## Supplied material
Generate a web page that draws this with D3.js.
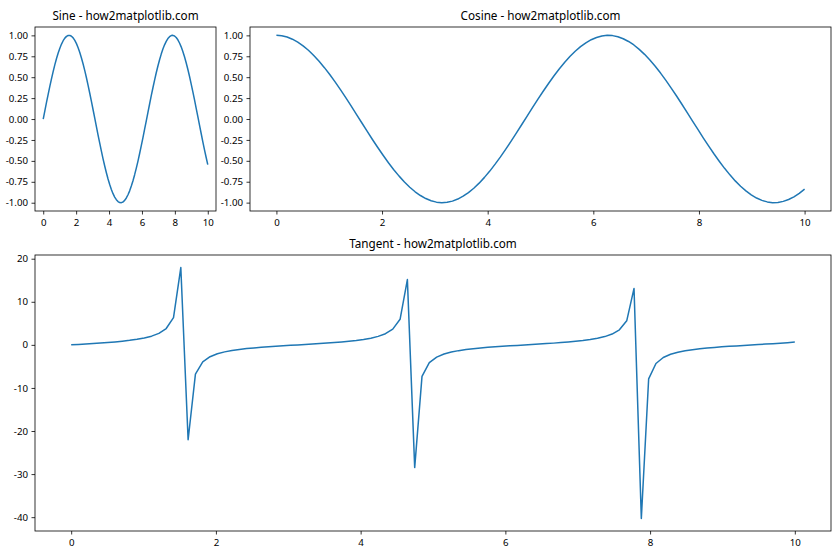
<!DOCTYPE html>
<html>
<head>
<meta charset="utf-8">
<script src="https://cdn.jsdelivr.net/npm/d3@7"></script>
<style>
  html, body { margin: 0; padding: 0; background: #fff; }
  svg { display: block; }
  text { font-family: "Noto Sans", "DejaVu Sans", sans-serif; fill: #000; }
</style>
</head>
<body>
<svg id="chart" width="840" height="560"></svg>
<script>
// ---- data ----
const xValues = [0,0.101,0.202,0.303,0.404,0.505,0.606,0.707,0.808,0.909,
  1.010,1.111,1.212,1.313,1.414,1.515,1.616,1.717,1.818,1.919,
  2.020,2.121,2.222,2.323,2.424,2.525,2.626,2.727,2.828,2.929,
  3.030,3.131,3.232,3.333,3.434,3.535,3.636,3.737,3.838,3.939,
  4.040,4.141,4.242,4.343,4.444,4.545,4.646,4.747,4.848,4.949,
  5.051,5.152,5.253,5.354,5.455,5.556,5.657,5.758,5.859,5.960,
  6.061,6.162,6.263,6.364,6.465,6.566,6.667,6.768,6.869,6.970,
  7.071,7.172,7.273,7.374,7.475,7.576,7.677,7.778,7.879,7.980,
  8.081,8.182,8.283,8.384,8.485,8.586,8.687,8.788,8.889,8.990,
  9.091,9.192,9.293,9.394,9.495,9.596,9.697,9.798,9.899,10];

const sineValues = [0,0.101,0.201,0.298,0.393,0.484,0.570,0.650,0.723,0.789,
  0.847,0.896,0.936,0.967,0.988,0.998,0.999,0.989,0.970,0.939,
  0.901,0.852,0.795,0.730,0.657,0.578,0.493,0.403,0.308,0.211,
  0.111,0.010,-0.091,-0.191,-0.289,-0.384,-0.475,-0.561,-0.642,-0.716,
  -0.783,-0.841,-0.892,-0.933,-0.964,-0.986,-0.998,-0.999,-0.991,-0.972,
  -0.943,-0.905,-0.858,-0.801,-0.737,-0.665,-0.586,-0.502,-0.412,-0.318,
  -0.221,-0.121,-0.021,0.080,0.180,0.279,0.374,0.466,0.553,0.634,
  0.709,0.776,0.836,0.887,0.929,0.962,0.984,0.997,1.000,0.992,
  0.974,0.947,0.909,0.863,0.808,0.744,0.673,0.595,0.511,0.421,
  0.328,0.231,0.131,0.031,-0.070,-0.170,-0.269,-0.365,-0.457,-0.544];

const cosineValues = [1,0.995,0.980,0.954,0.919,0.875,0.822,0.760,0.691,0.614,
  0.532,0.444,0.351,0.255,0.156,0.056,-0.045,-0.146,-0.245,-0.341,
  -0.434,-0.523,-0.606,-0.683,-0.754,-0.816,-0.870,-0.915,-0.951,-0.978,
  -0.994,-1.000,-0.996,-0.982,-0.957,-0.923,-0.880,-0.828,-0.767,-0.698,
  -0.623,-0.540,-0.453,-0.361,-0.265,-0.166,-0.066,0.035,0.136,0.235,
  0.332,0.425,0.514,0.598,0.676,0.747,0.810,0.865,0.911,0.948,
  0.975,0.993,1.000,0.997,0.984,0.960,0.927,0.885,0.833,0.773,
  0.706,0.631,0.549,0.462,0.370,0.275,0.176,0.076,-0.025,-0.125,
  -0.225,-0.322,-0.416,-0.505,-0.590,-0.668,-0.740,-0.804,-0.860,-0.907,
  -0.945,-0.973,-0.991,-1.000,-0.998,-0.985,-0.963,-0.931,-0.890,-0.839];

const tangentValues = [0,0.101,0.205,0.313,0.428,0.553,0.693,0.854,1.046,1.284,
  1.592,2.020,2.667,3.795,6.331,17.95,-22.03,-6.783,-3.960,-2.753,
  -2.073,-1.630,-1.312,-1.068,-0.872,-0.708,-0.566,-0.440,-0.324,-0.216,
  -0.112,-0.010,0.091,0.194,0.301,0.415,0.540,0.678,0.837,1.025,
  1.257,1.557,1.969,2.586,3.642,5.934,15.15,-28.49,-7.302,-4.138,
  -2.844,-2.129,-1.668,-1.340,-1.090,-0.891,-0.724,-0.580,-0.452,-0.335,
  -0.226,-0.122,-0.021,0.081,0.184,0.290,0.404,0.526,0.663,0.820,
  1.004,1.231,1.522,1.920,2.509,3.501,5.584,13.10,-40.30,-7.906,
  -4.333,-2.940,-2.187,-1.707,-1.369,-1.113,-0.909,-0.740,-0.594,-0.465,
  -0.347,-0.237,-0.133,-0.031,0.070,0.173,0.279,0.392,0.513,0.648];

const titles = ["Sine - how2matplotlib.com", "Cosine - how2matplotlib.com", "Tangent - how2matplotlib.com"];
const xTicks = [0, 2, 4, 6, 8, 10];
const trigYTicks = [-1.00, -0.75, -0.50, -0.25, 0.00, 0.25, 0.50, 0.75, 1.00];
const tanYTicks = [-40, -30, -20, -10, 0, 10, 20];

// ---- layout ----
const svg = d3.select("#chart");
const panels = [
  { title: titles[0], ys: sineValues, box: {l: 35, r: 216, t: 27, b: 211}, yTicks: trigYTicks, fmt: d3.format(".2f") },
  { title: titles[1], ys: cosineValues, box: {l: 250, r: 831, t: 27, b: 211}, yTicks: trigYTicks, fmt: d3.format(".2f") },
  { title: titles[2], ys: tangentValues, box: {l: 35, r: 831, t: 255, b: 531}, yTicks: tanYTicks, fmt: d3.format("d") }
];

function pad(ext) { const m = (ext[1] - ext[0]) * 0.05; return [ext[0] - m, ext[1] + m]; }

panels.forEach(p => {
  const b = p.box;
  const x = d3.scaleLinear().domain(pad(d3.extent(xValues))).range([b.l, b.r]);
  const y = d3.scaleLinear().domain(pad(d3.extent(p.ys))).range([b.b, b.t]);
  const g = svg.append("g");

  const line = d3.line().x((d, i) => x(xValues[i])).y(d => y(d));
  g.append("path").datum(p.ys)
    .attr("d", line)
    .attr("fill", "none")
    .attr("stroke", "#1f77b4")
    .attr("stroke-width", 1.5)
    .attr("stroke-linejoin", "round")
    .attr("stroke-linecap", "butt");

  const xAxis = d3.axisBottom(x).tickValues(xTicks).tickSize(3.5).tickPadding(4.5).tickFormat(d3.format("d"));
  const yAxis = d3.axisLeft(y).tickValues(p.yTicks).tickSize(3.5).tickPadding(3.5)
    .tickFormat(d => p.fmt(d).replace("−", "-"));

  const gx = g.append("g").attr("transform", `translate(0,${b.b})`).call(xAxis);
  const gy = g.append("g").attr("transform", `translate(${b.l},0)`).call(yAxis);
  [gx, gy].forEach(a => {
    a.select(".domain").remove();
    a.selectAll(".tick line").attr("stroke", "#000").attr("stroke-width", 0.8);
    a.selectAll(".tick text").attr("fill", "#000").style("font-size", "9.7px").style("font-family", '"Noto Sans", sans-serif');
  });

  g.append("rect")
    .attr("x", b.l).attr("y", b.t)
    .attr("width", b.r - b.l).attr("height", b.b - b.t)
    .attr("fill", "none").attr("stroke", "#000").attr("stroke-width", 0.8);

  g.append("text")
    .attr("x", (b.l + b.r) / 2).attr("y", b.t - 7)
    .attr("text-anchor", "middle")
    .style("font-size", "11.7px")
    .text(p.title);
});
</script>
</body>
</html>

...

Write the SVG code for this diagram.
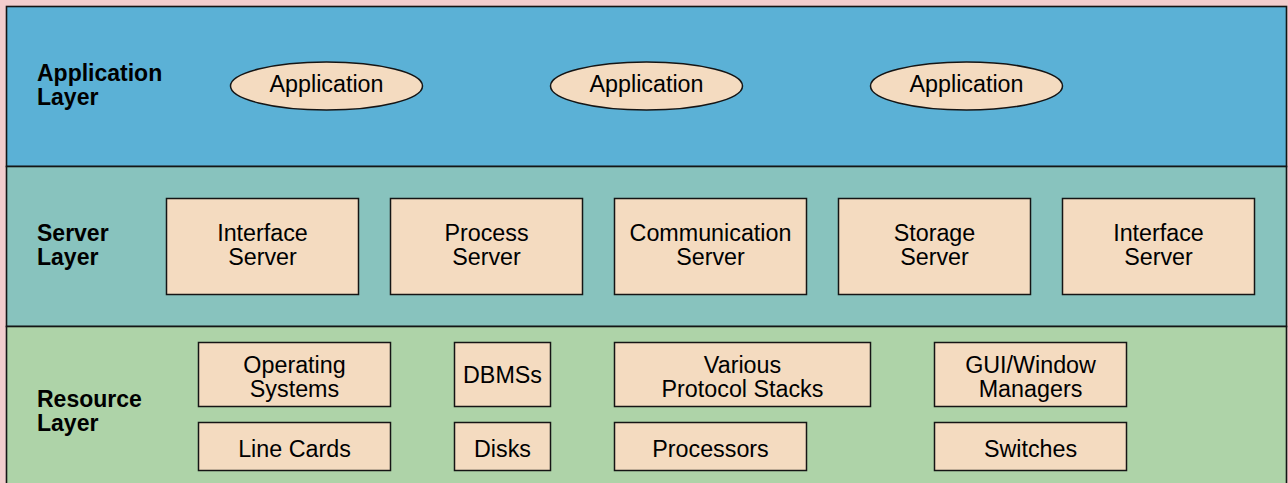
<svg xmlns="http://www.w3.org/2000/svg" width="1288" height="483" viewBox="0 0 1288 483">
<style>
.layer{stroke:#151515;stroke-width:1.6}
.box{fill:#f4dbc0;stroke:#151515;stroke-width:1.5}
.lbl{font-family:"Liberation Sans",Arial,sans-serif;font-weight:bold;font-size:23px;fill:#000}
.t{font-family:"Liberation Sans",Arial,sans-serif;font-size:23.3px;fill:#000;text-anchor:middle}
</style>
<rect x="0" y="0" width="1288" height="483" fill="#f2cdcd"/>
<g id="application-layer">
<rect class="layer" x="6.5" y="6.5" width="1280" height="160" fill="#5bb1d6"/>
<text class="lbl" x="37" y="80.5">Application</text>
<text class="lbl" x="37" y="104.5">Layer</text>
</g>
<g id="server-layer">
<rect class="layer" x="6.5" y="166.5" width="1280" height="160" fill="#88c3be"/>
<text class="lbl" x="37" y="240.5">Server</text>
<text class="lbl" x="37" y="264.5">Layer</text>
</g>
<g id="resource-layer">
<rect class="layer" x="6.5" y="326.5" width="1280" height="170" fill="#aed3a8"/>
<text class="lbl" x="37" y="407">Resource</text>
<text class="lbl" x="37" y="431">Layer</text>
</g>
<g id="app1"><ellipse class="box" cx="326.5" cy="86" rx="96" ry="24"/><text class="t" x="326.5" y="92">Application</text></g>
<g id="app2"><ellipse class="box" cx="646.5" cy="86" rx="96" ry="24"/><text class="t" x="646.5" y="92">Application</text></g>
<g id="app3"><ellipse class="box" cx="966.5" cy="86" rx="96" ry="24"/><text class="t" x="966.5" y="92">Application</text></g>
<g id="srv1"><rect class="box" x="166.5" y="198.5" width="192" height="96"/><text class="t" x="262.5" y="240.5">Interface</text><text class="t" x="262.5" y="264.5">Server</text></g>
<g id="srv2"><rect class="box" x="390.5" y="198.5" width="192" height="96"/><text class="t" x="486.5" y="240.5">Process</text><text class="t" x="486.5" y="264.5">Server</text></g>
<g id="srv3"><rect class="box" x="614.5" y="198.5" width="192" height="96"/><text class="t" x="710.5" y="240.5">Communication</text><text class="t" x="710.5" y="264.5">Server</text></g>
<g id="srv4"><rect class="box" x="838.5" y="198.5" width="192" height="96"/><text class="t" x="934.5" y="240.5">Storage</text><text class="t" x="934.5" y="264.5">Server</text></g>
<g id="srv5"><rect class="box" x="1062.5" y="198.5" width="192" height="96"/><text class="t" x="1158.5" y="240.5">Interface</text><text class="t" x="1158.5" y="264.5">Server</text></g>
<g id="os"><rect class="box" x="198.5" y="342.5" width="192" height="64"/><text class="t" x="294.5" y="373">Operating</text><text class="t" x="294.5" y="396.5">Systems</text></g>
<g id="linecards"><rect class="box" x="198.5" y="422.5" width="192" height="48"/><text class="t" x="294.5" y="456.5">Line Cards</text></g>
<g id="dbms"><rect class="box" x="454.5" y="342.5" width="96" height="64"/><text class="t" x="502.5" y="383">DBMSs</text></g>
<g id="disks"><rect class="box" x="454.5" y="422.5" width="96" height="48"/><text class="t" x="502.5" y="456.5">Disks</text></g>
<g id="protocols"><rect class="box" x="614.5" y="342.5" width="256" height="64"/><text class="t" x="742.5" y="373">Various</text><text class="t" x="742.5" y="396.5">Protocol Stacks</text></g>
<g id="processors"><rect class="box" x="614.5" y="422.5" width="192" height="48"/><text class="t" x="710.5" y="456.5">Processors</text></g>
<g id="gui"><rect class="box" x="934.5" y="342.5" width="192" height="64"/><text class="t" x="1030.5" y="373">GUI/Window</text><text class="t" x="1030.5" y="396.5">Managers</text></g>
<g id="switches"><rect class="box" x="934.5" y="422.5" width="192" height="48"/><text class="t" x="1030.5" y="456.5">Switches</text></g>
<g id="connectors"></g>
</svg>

...

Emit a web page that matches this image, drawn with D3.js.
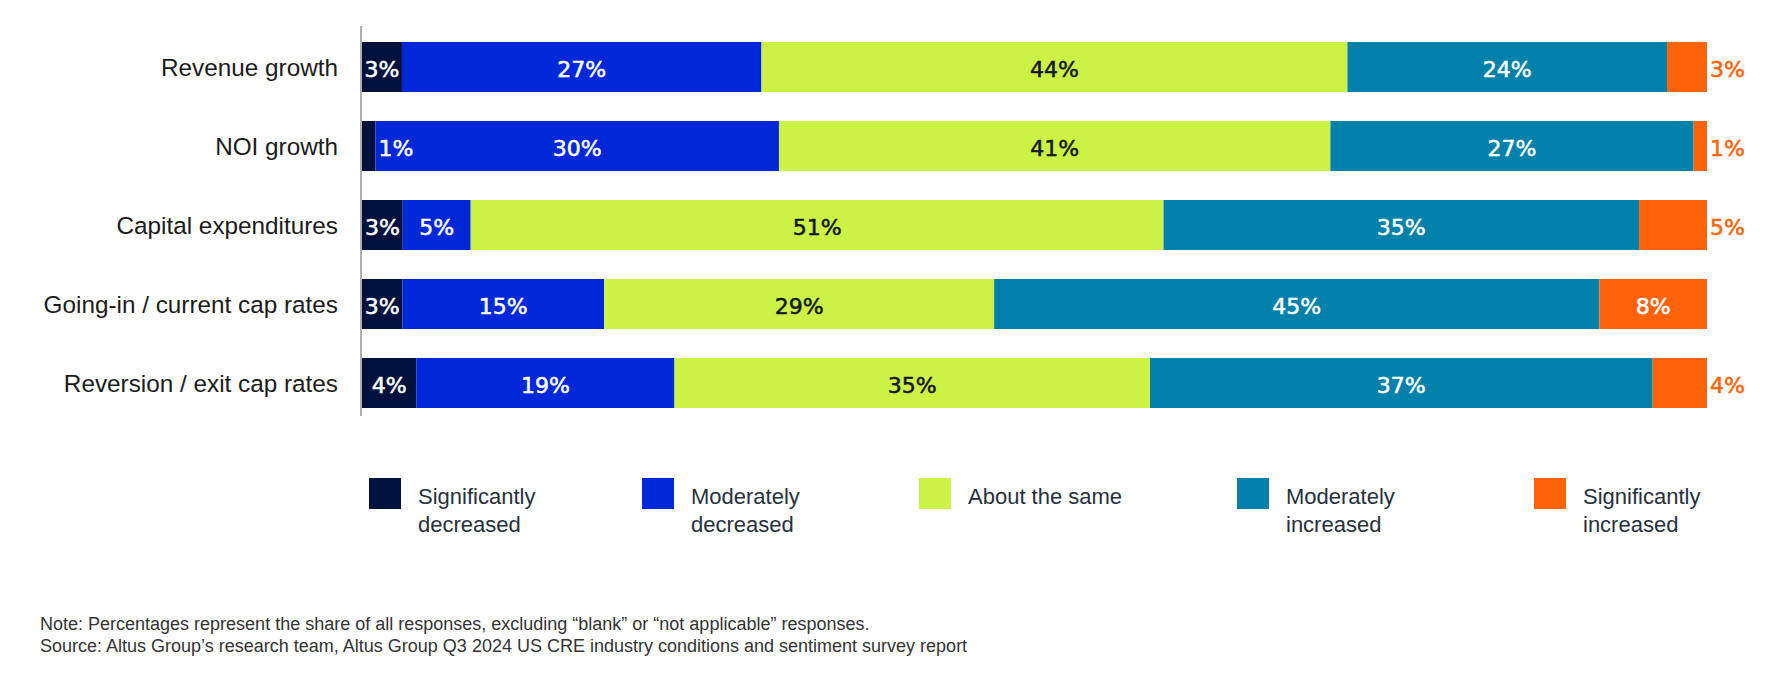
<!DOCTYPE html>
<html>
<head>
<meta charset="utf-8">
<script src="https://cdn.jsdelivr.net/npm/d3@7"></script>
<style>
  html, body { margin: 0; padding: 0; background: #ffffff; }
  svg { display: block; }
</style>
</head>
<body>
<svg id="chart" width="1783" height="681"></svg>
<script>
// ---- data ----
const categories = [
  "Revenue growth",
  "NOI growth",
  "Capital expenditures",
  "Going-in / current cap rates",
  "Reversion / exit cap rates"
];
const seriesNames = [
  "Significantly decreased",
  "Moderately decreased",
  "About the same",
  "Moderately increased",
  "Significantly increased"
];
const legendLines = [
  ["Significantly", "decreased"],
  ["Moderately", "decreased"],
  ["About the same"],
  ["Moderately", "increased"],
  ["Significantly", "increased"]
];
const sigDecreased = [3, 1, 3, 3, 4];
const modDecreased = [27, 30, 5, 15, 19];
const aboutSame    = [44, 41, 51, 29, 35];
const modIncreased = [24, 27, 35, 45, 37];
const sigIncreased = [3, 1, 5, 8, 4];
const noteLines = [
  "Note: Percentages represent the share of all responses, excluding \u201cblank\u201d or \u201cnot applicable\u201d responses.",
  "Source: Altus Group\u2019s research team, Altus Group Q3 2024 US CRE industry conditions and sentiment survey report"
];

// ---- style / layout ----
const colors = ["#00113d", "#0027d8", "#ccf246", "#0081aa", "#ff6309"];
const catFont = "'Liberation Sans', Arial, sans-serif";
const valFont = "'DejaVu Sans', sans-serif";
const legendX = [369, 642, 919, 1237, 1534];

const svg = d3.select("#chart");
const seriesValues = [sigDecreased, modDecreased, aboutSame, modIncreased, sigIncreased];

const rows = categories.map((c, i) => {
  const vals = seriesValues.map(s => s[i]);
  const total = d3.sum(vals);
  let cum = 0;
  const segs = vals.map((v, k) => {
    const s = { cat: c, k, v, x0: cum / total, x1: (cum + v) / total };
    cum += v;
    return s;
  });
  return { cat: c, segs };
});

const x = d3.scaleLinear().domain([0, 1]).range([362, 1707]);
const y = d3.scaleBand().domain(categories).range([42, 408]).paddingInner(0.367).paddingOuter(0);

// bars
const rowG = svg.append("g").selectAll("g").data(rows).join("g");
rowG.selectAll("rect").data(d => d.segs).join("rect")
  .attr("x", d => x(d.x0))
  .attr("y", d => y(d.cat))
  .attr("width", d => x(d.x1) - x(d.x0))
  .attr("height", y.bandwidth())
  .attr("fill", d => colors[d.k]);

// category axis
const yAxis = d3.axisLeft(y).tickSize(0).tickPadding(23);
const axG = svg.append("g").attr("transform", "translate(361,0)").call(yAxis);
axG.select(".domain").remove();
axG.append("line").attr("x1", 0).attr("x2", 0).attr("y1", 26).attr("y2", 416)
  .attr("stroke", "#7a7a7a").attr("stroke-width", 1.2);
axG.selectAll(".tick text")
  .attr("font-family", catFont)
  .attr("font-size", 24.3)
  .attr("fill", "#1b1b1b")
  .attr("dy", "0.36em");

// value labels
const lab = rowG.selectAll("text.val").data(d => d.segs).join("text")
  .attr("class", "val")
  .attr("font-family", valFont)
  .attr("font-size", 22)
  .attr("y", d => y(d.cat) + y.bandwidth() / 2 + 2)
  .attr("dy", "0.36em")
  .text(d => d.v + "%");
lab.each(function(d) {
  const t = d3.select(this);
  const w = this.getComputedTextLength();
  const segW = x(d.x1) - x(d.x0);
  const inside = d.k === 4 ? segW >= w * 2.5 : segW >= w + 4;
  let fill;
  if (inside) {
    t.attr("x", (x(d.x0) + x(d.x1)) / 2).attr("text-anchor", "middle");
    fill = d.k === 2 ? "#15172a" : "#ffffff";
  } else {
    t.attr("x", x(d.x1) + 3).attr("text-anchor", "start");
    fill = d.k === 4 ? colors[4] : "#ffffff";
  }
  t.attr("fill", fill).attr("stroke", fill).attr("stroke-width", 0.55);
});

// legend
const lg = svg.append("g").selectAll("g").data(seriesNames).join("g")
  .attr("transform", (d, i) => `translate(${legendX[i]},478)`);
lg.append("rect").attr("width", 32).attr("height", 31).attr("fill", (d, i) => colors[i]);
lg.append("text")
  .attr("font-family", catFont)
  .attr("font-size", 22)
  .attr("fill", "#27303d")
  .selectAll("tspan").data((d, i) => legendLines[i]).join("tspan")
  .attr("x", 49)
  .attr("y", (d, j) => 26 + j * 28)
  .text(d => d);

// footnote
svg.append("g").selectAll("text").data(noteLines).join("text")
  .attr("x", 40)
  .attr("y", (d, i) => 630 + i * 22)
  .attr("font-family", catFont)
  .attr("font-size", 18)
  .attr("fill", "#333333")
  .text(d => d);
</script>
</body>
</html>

## Directions for this task
Take the lines above starting at the one containing "Emit a web page" and ending at the one containing "aboutSame, modIncreased, sigIncreased];", and print them again exactly, without pictures.

## Solution for this problem
Emit a web page that matches this image, drawn with D3.js.
<!DOCTYPE html>
<html>
<head>
<meta charset="utf-8">
<script src="https://cdn.jsdelivr.net/npm/d3@7"></script>
<style>
  html, body { margin: 0; padding: 0; background: #ffffff; }
  svg { display: block; }
</style>
</head>
<body>
<svg id="chart" width="1783" height="681"></svg>
<script>
// ---- data ----
const categories = [
  "Revenue growth",
  "NOI growth",
  "Capital expenditures",
  "Going-in / current cap rates",
  "Reversion / exit cap rates"
];
const seriesNames = [
  "Significantly decreased",
  "Moderately decreased",
  "About the same",
  "Moderately increased",
  "Significantly increased"
];
const legendLines = [
  ["Significantly", "decreased"],
  ["Moderately", "decreased"],
  ["About the same"],
  ["Moderately", "increased"],
  ["Significantly", "increased"]
];
const sigDecreased = [3, 1, 3, 3, 4];
const modDecreased = [27, 30, 5, 15, 19];
const aboutSame    = [44, 41, 51, 29, 35];
const modIncreased = [24, 27, 35, 45, 37];
const sigIncreased = [3, 1, 5, 8, 4];
const noteLines = [
  "Note: Percentages represent the share of all responses, excluding \u201cblank\u201d or \u201cnot applicable\u201d responses.",
  "Source: Altus Group\u2019s research team, Altus Group Q3 2024 US CRE industry conditions and sentiment survey report"
];

// ---- style / layout ----
const colors = ["#00113d", "#0027d8", "#ccf246", "#0081aa", "#ff6309"];
const catFont = "'Liberation Sans', Arial, sans-serif";
const valFont = "'DejaVu Sans', sans-serif";
const legendX = [369, 642, 919, 1237, 1534];

const svg = d3.select("#chart");
const seriesValues = [sigDecreased, modDecreased, aboutSame, modIncreased, sigIncreased];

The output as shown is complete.